A boon for virtual machine security

New anti-virus solutions designed to make it easier and cheaper to protect large-scale virtual environments are hitting the market

This year has seen security software vendors turn their attention to IT managers who are concerned that anti-virus and anti-malware applets are having a negative effect on virtual desktop and server performance.

Anti-virus software company BitDefender is working with VMware and other vendors to protect virtualised environments without running scans on each VM, after Trend Micro added agentless anti-malware to the latest version of its deep security suite earlier this year.

Security certainly causes some headaches for organisations running hundreds or thousands of virtual machines (VMs) on physical servers owing to the processing overhead created by having to run the same security application on each one. But the extent of IT department concern is unclear, and working out how to run VM security scans efficiently has proved a challenge, with different software vendors taking different approaches to the same problem.

"Anti-virus software puts a lot of pressure on CPU and I/O resources, so if you run 100 VMs, you need hardware that is 100 times more powerful," said BitDefender head of malware Viorel Canjai.

There are several ways of running virtual security, according to Canjai. "Running the security at the host hypervisor level is one way to do it, but another way is to have a virtual appliance that uses caching to scan all the VMs running on the server while avoiding scanning the same file. It is no use on the desktop PC where the software is different all the time, but it is good for virtual environments where there are lots of duplicate requests and shared files," he said.

BitDefender announced earlier this month that its patent-pending software would be integrated into VMware's VShield Endpoint virtualisation security platform, and the company has not ruled out working with other server virtualisation software vendors to provide either virtual appliance-based or agentless security solutions for their virtualisation management platforms.
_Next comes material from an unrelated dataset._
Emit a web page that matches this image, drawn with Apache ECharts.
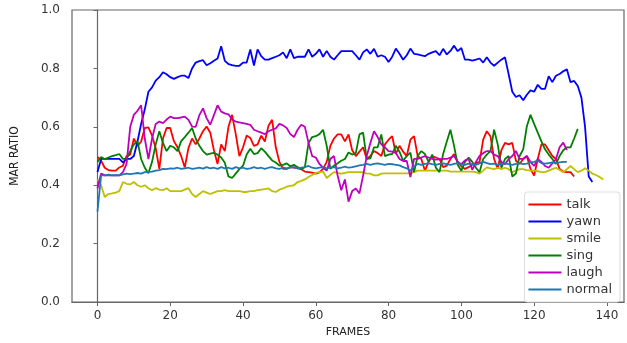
<!DOCTYPE html>
<html>
<head>
<meta charset="utf-8">
<script src="https://cdn.jsdelivr.net/npm/echarts@6/dist/echarts.min.js"></script>
<style>
  html, body { margin: 0; padding: 0; background: #fff; }
  #chart1 { width: 627px; height: 343px; }
</style>
</head>
<body>
<div id="chart1"></div>
<script>
/* MAR ratio per frame, one array per class */

var xTicks = [0, 20, 40, 60, 80, 100, 120, 140];
var yTicks = [0, 0.2, 0.4, 0.6, 0.8, 1.0];

var talk = [
    0.497, 0.484, 0.46, 0.452, 0.45, 0.45, 0.461, 0.467, 0.50, 0.505,
    0.56, 0.534, 0.55, 0.596, 0.598, 0.57, 0.527, 0.456, 0.56, 0.596,
    0.596, 0.551, 0.53, 0.50, 0.461, 0.527, 0.56, 0.54, 0.56, 0.585,
    0.601, 0.58, 0.52, 0.473, 0.54, 0.517, 0.60, 0.641, 0.575, 0.50,
    0.53, 0.57, 0.562, 0.535, 0.54, 0.57, 0.55, 0.604, 0.624, 0.53,
    0.48, 0.456, 0.456, 0.462, 0.46, 0.458, 0.455, 0.447, 0.445, 0.443,
    0.44, 0.444, 0.456, 0.48, 0.535, 0.56, 0.574, 0.574, 0.55, 0.574,
    0.52, 0.50, 0.515, 0.53, 0.49, 0.50, 0.517, 0.51, 0.50, 0.54,
    0.556, 0.568, 0.507, 0.535, 0.515, 0.50, 0.556, 0.568, 0.50, 0.49,
    0.45, 0.48, 0.50, 0.495, 0.49, 0.462, 0.467, 0.49, 0.507, 0.48,
    0.465, 0.456, 0.462, 0.47, 0.476, 0.48, 0.556, 0.585, 0.568, 0.49,
    0.456, 0.52, 0.545, 0.54, 0.545, 0.484, 0.473, 0.49, 0.50, 0.456,
    0.433, 0.49, 0.54, 0.54, 0.52, 0.50, 0.49, 0.456, 0.447, 0.445,
    0.445, 0.43
];

var yawn = [
    0.445, 0.49, 0.49, 0.49, 0.49, 0.49, 0.49, 0.478, 0.49, 0.49,
    0.50, 0.55, 0.61, 0.66, 0.72, 0.735, 0.758, 0.77, 0.787, 0.78,
    0.77, 0.764, 0.77, 0.775, 0.775, 0.767, 0.80, 0.82, 0.825, 0.828,
    0.811, 0.818, 0.826, 0.834, 0.876, 0.826, 0.815, 0.811, 0.809, 0.809,
    0.82, 0.82, 0.865, 0.81, 0.865, 0.842, 0.83, 0.83, 0.835, 0.84,
    0.845, 0.855, 0.835, 0.865, 0.835, 0.84, 0.84, 0.84, 0.865, 0.84,
    0.85, 0.865, 0.84, 0.86, 0.84, 0.83, 0.845, 0.859, 0.859, 0.859,
    0.859, 0.845, 0.83, 0.855, 0.865, 0.85, 0.867, 0.84, 0.845, 0.84,
    0.822, 0.84, 0.868, 0.85, 0.83, 0.845, 0.868, 0.85, 0.848, 0.845,
    0.842, 0.85, 0.855, 0.859, 0.845, 0.867, 0.848, 0.86, 0.878, 0.859,
    0.87, 0.83, 0.83, 0.827, 0.83, 0.834, 0.82, 0.838, 0.82, 0.809,
    0.82, 0.83, 0.838, 0.78, 0.72, 0.702, 0.708, 0.691, 0.71, 0.725,
    0.72, 0.744, 0.73, 0.73, 0.773, 0.753, 0.775, 0.781, 0.79, 0.797,
    0.753, 0.757, 0.74, 0.70, 0.60, 0.43, 0.411
];

var smile = [
    0.42, 0.40, 0.36, 0.37, 0.372, 0.375, 0.38, 0.411, 0.405, 0.403,
    0.411, 0.40, 0.395, 0.40, 0.39, 0.383, 0.39, 0.385, 0.383, 0.39,
    0.38, 0.38, 0.38, 0.38, 0.385, 0.39, 0.37, 0.36, 0.37, 0.38,
    0.375, 0.37, 0.375, 0.38, 0.38, 0.383, 0.38, 0.38, 0.38, 0.38,
    0.377, 0.377, 0.38, 0.38, 0.383, 0.385, 0.387, 0.389, 0.38, 0.377,
    0.385, 0.389, 0.395, 0.398, 0.40, 0.411, 0.415, 0.42, 0.428, 0.435,
    0.442, 0.445, 0.447, 0.425, 0.435, 0.445, 0.442, 0.44, 0.442, 0.445,
    0.445, 0.445, 0.445, 0.445, 0.44, 0.44, 0.434, 0.434, 0.44, 0.441,
    0.441, 0.441, 0.441, 0.441, 0.441, 0.441, 0.441, 0.445, 0.45, 0.45,
    0.45, 0.45, 0.45, 0.45, 0.45, 0.45, 0.45, 0.447, 0.447, 0.447,
    0.447, 0.447, 0.447, 0.447, 0.445, 0.44, 0.45, 0.461, 0.458, 0.455,
    0.46, 0.455, 0.46, 0.455, 0.445, 0.45, 0.455, 0.455, 0.452, 0.45,
    0.45, 0.448, 0.445, 0.445, 0.45, 0.455, 0.46, 0.452, 0.445, 0.455,
    0.466, 0.455, 0.445, 0.45, 0.458, 0.45, 0.44, 0.435, 0.428, 0.42
];

var sing = [
    0.48, 0.497, 0.49, 0.495, 0.50, 0.503, 0.507, 0.49, 0.49, 0.517,
    0.54, 0.551, 0.49, 0.46, 0.441, 0.48, 0.54, 0.585, 0.545, 0.517,
    0.535, 0.53, 0.517, 0.551, 0.565, 0.58, 0.596, 0.56, 0.535, 0.517,
    0.505, 0.508, 0.511, 0.505, 0.495, 0.477, 0.43, 0.425, 0.44, 0.455,
    0.467, 0.505, 0.525, 0.507, 0.51, 0.527, 0.515, 0.50, 0.485, 0.478,
    0.467, 0.47, 0.475, 0.465, 0.47, 0.462, 0.455, 0.462, 0.545, 0.565,
    0.568, 0.575, 0.59, 0.535, 0.456, 0.467, 0.475, 0.484, 0.49, 0.512,
    0.505, 0.51, 0.574, 0.58, 0.49, 0.492, 0.53, 0.53, 0.574, 0.50,
    0.505, 0.507, 0.535, 0.515, 0.484, 0.50, 0.512, 0.445, 0.50, 0.517,
    0.507, 0.48, 0.505, 0.46, 0.445, 0.507, 0.55, 0.59, 0.535, 0.47,
    0.45, 0.48, 0.495, 0.48, 0.46, 0.445, 0.49, 0.505, 0.517, 0.59,
    0.54, 0.46, 0.49, 0.50, 0.43, 0.44, 0.50, 0.523, 0.602, 0.641,
    0.61, 0.58, 0.55, 0.523, 0.505, 0.49, 0.473, 0.50, 0.52, 0.53,
    0.53, 0.56, 0.593
];

var laugh = [
    0.389, 0.44, 0.434, 0.434, 0.434, 0.434, 0.434, 0.445, 0.473, 0.60,
    0.641, 0.655, 0.674, 0.56, 0.49, 0.56, 0.61, 0.618, 0.613, 0.625,
    0.635, 0.63, 0.63, 0.632, 0.635, 0.624, 0.601, 0.60, 0.64, 0.663,
    0.63, 0.607, 0.64, 0.674, 0.652, 0.646, 0.643, 0.625, 0.618, 0.615,
    0.613, 0.61, 0.607, 0.59, 0.585, 0.58, 0.575, 0.585, 0.59, 0.595,
    0.61, 0.605, 0.596, 0.575, 0.565, 0.59, 0.607, 0.60, 0.545, 0.50,
    0.495, 0.473, 0.46, 0.45, 0.49, 0.50, 0.433, 0.383, 0.42, 0.344,
    0.38, 0.389, 0.372, 0.433, 0.50, 0.545, 0.585, 0.565, 0.54, 0.53,
    0.517, 0.515, 0.511, 0.49, 0.483, 0.483, 0.428, 0.49, 0.49, 0.495,
    0.50, 0.495, 0.49, 0.488, 0.489, 0.49, 0.49, 0.495, 0.50, 0.48,
    0.472, 0.485, 0.49, 0.453, 0.48, 0.50, 0.51, 0.517, 0.517, 0.505,
    0.50, 0.48, 0.472, 0.49, 0.50, 0.517, 0.49, 0.49, 0.50, 0.48,
    0.466, 0.49, 0.48, 0.466, 0.46, 0.475, 0.489, 0.53, 0.546, 0.52
];

var normal = [
    0.31, 0.434, 0.434, 0.436, 0.434, 0.435, 0.434, 0.437, 0.44, 0.438,
    0.44, 0.442, 0.44, 0.445, 0.446, 0.447, 0.45, 0.452, 0.456, 0.455,
    0.458, 0.457, 0.46, 0.456, 0.458, 0.46, 0.456, 0.458, 0.46, 0.457,
    0.462, 0.458, 0.46, 0.456, 0.462, 0.458, 0.46, 0.456, 0.462, 0.458,
    0.46, 0.456, 0.458, 0.462, 0.458, 0.46, 0.456, 0.46, 0.462, 0.458,
    0.456, 0.46, 0.458, 0.46, 0.462, 0.458, 0.46, 0.462, 0.466, 0.46,
    0.458, 0.46, 0.462, 0.458, 0.46, 0.462, 0.458, 0.46, 0.464, 0.46,
    0.462, 0.465, 0.468, 0.47, 0.473, 0.47, 0.473, 0.475, 0.472, 0.47,
    0.473, 0.472, 0.47, 0.468, 0.462, 0.458, 0.45, 0.465, 0.473, 0.47,
    0.473, 0.475, 0.472, 0.47, 0.473, 0.475, 0.472, 0.47, 0.473, 0.476,
    0.472, 0.47, 0.474, 0.472, 0.47, 0.475, 0.48, 0.476, 0.472, 0.474,
    0.47, 0.473, 0.475, 0.472, 0.47, 0.473, 0.476, 0.472, 0.474, 0.478,
    0.48, 0.484, 0.476, 0.474, 0.476, 0.478, 0.476, 0.478, 0.48, 0.48
];

var names = ['talk', 'yawn', 'smile', 'sing', 'laugh', 'normal'];
var values = [talk, yawn, smile, sing, laugh, normal];
var colors = ['#ff0000', '#0000ff', '#bfbf00', '#008000', '#bf00bf', '#1f77b4'];

var chart = echarts.init(document.getElementById('chart1'));

var axisFont = {
    fontFamily: 'DejaVu Sans',
    fontSize: 12,
    color: '#333'
};

var option = {
    animation: false,
    backgroundColor: '#fff',
    grid: {
        left: 72,
        right: 3,
        top: 10,
        bottom: 36,
        show: true,
        borderColor: '#666',
        borderWidth: 1.2
    },
    legend: {
        orient: 'vertical',
        right: 7,
        bottom: 41,
        data: names,
        icon: 'rect',
        itemWidth: 33,
        itemHeight: 2,
        itemGap: 2,
        padding: [5, 8, 5, 4],
        backgroundColor: '#fff',
        borderColor: '#ddd',
        borderWidth: 1,
        borderRadius: 3,
        textStyle: {
            fontFamily: 'DejaVu Sans',
            fontSize: 13,
            color: '#333',
            lineHeight: 15
        }
    },
    xAxis: {
        type: 'value',
        min: -7,
        max: 144.7,
        name: 'FRAMES',
        nameLocation: 'middle',
        nameGap: 24,
        nameTextStyle: { fontFamily: 'DejaVu Sans', fontSize: 11, color: '#222' },
        axisLine: { lineStyle: { color: '#666', width: 1.2 } },
        axisTick: { show: true, length: 4, customValues: xTicks, lineStyle: { color: '#666' } },
        axisLabel: Object.assign({ customValues: xTicks, margin: 8 }, axisFont),
        splitLine: { show: false }
    },
    yAxis: {
        type: 'value',
        min: 0,
        max: 1,
        interval: 0.2,
        name: 'MAR RATIO',
        nameLocation: 'middle',
        nameGap: 51,
        nameTextStyle: { fontFamily: 'Liberation Sans Narrow, DejaVu Sans Condensed, sans-serif', fontSize: 12, color: '#222' },
        axisLine: { show: true, lineStyle: { color: '#666', width: 1.2 } },
        axisTick: { show: true, length: 4, lineStyle: { color: '#666' } },
        axisLabel: Object.assign({
            margin: 12,
            formatter: function (v) { return v.toFixed(1); }
        }, axisFont),
        splitLine: { show: false }
    },
    series: []
};

for (var i = 0; i < names.length; i++) {
    option.series.push({
        name: names[i],
        type: 'line',
        data: values[i].map(function (v, k) { return [k, v]; }),
        symbol: 'none',
        color: colors[i],
        lineStyle: { width: 1.8, color: colors[i] },
        z: 2 + i
    });
}

chart.setOption(option);
</script>
</body>
</html>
"It's still under non-disclosure agreement with vendors, but as long as we find the right way to implement it we will expand it way beyond what is available today," said Rares Stefan, BitDefender director of business solutions.

"The opportunity is clear - the cloud runs on virtualisation but so far Trend Micro is the only company that can offer agentless security for hypervisor introspection and other vendors will follow the same model. We will see a lot of movement in the industry and a lot of vendors jump on the bandwagon in the next 12 months," he added.

The BitDefender software centralises scanning functions onto a Linux-based virtual appliance - a separate security VM running on top of the host hypervisor - which also runs de-duplication and caching processes to partially reduce the performance overhead by copying system updates to every VM.

It uses a patent-pending technology called B-HAVE that analyses malicious code inside the VM.

Although the results are yet to be publicised, BitDefender said it has conducted tests that show how the software significantly improves the performance of the host server while running multiple VMs.

"They are not our numbers but they are verified. We need to be vendor-agnostic to allow us to tackle any virtual environment," said Stefan, who argued that though VM security occupies something of a niche today, most IT managers know there is a problem even if they do not choose to admit it.

"It is very important to give people visibility into both virtual and physical security environments, so the software can sift through millions of security messages and pull out important events in near real time," he said.

Unlike BitDefender, Trend Micro's Deep Security Suite 8.0, expected to ship before the end of this year, will use the trusted protection management features embedded in dedicated CPUs on some Intel motherboards to create alerts when a hypervisor is attacked by a virus. Benchmarking conducted by the Tolly Group indicated that Deep Security could achieve total savings of $157 per desktop VM and $454 per server VM over three years compared with "traditional" anti-virus agents.